▶ **SOURCE MATERIAL**:
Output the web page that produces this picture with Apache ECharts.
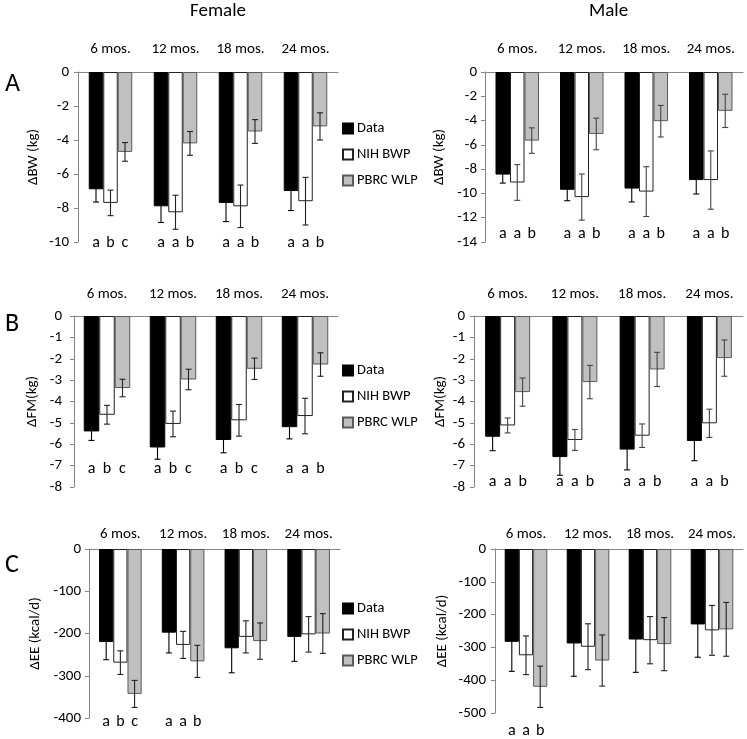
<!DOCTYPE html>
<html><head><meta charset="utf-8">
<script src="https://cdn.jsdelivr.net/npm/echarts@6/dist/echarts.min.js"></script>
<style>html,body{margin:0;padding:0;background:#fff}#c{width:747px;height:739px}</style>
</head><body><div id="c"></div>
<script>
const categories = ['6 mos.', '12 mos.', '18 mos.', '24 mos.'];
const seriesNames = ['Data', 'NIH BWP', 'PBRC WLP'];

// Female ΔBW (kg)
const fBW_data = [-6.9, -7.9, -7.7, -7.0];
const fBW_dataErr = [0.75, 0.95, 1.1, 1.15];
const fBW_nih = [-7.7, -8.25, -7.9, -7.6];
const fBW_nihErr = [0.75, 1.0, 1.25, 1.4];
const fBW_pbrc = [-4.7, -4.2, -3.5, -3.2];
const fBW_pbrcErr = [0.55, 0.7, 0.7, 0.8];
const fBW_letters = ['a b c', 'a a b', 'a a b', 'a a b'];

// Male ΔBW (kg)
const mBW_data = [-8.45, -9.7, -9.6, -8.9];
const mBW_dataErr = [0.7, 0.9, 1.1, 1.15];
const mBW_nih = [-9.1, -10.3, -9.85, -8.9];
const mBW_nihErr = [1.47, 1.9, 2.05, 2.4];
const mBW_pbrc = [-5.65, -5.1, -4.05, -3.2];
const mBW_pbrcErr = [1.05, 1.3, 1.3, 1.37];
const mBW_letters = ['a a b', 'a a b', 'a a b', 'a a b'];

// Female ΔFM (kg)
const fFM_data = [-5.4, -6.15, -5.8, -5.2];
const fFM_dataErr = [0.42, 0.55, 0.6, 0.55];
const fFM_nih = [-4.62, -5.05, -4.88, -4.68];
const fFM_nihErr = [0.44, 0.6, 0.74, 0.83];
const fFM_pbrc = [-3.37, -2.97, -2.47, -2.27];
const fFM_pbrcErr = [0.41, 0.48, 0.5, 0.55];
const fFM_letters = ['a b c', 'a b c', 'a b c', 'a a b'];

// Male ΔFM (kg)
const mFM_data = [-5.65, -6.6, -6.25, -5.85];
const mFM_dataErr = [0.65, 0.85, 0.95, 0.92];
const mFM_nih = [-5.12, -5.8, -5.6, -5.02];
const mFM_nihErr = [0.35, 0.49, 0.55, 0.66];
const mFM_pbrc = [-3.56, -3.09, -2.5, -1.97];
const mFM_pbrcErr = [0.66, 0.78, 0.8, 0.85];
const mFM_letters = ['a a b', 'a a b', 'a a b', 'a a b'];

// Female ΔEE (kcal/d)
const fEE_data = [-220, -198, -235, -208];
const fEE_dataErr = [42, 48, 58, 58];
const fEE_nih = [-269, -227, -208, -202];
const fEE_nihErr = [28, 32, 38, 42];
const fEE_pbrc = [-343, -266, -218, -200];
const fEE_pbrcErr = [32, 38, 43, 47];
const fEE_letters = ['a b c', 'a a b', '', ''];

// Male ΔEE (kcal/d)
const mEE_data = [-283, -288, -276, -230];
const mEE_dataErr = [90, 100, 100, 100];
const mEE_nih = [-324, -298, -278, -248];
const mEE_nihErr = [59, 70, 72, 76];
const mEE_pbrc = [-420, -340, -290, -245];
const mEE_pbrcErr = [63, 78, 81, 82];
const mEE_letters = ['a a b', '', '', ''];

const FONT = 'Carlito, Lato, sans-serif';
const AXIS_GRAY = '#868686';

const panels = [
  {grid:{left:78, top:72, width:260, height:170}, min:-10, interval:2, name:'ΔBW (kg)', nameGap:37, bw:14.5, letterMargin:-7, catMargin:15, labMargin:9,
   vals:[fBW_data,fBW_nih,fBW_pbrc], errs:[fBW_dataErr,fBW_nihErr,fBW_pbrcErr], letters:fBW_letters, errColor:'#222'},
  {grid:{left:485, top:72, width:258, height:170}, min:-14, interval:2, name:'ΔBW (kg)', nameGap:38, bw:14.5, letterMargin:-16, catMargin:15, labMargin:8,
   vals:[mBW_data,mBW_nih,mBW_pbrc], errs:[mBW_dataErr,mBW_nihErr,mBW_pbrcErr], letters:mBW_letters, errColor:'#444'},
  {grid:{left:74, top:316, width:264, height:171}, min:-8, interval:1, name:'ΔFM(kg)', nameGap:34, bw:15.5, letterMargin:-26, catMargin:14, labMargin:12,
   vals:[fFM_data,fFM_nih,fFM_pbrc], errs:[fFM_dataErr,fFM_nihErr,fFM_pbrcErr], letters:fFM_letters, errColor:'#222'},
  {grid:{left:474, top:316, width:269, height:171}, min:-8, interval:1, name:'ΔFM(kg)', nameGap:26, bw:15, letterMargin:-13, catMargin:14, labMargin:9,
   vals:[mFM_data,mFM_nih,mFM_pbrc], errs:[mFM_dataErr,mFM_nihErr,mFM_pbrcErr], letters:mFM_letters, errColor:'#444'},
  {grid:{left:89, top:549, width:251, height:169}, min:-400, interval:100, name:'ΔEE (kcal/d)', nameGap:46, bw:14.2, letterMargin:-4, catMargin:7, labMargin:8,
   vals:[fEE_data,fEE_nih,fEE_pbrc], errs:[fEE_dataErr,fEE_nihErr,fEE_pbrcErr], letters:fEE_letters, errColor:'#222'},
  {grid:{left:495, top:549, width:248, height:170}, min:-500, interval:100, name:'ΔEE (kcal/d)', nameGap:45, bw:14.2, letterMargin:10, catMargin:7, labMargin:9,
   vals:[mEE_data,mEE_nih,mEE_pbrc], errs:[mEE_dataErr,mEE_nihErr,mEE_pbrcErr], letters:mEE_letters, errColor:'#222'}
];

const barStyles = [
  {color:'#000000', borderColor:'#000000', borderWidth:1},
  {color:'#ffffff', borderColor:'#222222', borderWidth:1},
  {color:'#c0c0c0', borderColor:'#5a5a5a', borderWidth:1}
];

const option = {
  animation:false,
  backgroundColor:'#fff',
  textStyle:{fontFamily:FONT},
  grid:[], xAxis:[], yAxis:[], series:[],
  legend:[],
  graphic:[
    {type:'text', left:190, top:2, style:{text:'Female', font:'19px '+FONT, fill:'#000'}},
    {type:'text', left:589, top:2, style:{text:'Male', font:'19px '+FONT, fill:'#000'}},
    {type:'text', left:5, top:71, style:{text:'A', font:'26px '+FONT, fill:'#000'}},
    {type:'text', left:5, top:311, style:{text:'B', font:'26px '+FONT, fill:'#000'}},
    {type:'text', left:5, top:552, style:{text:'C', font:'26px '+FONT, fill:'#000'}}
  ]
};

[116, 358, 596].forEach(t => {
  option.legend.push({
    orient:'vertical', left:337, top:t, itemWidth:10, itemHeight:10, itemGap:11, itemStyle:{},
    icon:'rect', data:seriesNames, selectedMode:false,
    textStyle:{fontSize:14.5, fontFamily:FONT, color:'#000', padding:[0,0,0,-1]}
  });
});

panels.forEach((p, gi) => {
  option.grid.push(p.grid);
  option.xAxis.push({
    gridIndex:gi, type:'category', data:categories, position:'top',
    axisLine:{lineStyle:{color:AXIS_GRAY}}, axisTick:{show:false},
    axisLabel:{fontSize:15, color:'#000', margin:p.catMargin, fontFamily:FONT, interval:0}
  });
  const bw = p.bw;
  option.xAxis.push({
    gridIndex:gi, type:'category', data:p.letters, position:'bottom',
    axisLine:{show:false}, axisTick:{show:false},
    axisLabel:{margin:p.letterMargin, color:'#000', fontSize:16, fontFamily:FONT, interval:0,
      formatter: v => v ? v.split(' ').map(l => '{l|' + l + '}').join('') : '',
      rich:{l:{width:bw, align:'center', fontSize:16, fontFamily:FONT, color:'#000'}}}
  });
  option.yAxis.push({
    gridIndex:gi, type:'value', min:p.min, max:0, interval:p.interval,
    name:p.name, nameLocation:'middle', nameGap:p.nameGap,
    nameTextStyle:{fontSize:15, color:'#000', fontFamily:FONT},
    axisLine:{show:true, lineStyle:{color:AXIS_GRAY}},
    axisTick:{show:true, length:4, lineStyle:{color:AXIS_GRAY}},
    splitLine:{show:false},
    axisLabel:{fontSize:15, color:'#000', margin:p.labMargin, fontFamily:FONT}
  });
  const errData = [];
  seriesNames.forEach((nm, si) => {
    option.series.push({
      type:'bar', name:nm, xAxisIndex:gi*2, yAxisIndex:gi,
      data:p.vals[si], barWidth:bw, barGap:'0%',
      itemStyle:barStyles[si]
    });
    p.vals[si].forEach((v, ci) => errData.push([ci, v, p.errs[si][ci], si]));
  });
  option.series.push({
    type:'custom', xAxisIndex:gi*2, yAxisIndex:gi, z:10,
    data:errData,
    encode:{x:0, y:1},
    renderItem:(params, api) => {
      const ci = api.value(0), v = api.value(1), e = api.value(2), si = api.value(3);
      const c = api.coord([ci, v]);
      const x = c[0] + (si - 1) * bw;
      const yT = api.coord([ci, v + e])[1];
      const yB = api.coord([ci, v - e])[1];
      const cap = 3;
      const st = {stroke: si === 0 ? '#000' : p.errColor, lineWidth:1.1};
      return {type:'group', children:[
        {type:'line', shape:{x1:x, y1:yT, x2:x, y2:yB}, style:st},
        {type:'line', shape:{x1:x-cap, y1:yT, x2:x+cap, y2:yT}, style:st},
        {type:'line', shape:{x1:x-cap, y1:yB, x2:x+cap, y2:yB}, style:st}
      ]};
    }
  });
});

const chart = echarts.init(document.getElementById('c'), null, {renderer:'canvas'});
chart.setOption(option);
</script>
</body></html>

▶ **DESCRIPTION OF THE TASK**: Copy nothing but the lines from the top of the material through the line holding "const seriesNames = ['Data', 'NIH", exactly as written; omit pictures.

▶ **RESULT OF THE EXERCISE**:
Output the web page that produces this picture with Apache ECharts.
<!DOCTYPE html>
<html><head><meta charset="utf-8">
<script src="https://cdn.jsdelivr.net/npm/echarts@6/dist/echarts.min.js"></script>
<style>html,body{margin:0;padding:0;background:#fff}#c{width:747px;height:739px}</style>
</head><body><div id="c"></div>
<script>
const categories = ['6 mos.', '12 mos.', '18 mos.', '24 mos.'];
const seriesNames = ['Data', 'NIH BWP', 'PBRC WLP'];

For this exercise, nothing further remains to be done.